И вот это случилось не далее как на следующий день. Она написала ему, что Вердюрены и их друзья выразили желание посмотреть вагнеровские оперы и что, если он будет так добр и пришлет ей денег, то она сможет, наконец, после того как столько раз бывала у них в доме, в свою очередь пригласить их к себе. О нем она не говорила ни слова; само собой подразумевалось, что присутствие Вердюренов в Байрейте исключало его появление там.
Итак, Сван получал возможность отправить ей этот страшный ответ, каждое слово которого он с такой тщательностью взвесил накануне, не смея надеяться, что он когда-нибудь ему пригодится. Увы! Он ясно сознавал, что с деньгами, которые у нее были или которые она легко могла бы достать, Одетта все же будет в состоянии нанять в Байрейте помещение, раз она этого захочет, – Одетта, не способная отличить Баха от Клаписона. Но ей придется вести более скромный образ жизни. Она лишена будет возможности, как в том случае, если бы он послал ей несколько тысячефранковых билетов, устраивать каждый вечер в занятом ею замке изысканные ужины, после которых ей, может быть, придет блажь (очень возможно, что до сих пор она никогда еще не помышляла об этом) упасть в объятия Форшвиля. И потом, во всяком случае, эта проклятая поездка будет совершена не за его, Свана, счет! Ах, если бы он мог помешать ей, если бы она вывихнула себе ногу накануне отъезда, если бы кучер экипажа, который повезет ее на вокзал, согласился, хотя бы за самую большую плату, завезти ее в такое место, где она оставалась бы некоторое время в заключении, – эта вероломная женщина, с глазами, искрящимися улыбкой сочувствия, обращенной к Форшвилю, каковой Одетта стала для Свана за последние сорок восемь часов.

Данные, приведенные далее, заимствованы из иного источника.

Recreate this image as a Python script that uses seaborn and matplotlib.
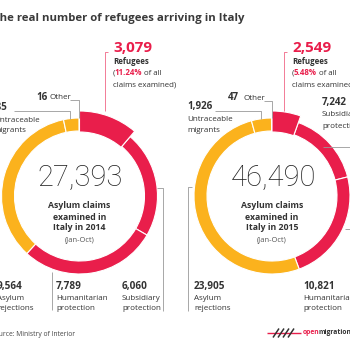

Но никогда она не сохраняла этого обличья надолго; по прошествии нескольких дней искрящийся улыбкой лукавый взгляд терял свой блеск и свою двусмысленность, образ ненавистной Одетты, говорившей Форшвилю: «Как он взбешен!» – начинал бледнеть, изглаживаться. Затем мало-помалу вновь появлялось и вставало перед ним, в мягком сиянии, лицо другой Одетты, также обращавшейся с улыбкой к Форшвилю, но улыбкой, в которой для Свана была одна только нежность, когда она говорила: «Не оставайтесь долго, потому что этот господин не любит, чтобы ко мне приходили гости, когда ему хочется побыть со мной. Ах, если бы вы знали этого человека так, как я его знаю!» – той улыбкой, с которой она благодарила Свана за какое-нибудь проявление его деликатности, так высоко ценившейся ею, за какой-нибудь совет, испрошенный ею у него в одну из тех трудных минут, когда она доверяла только ему.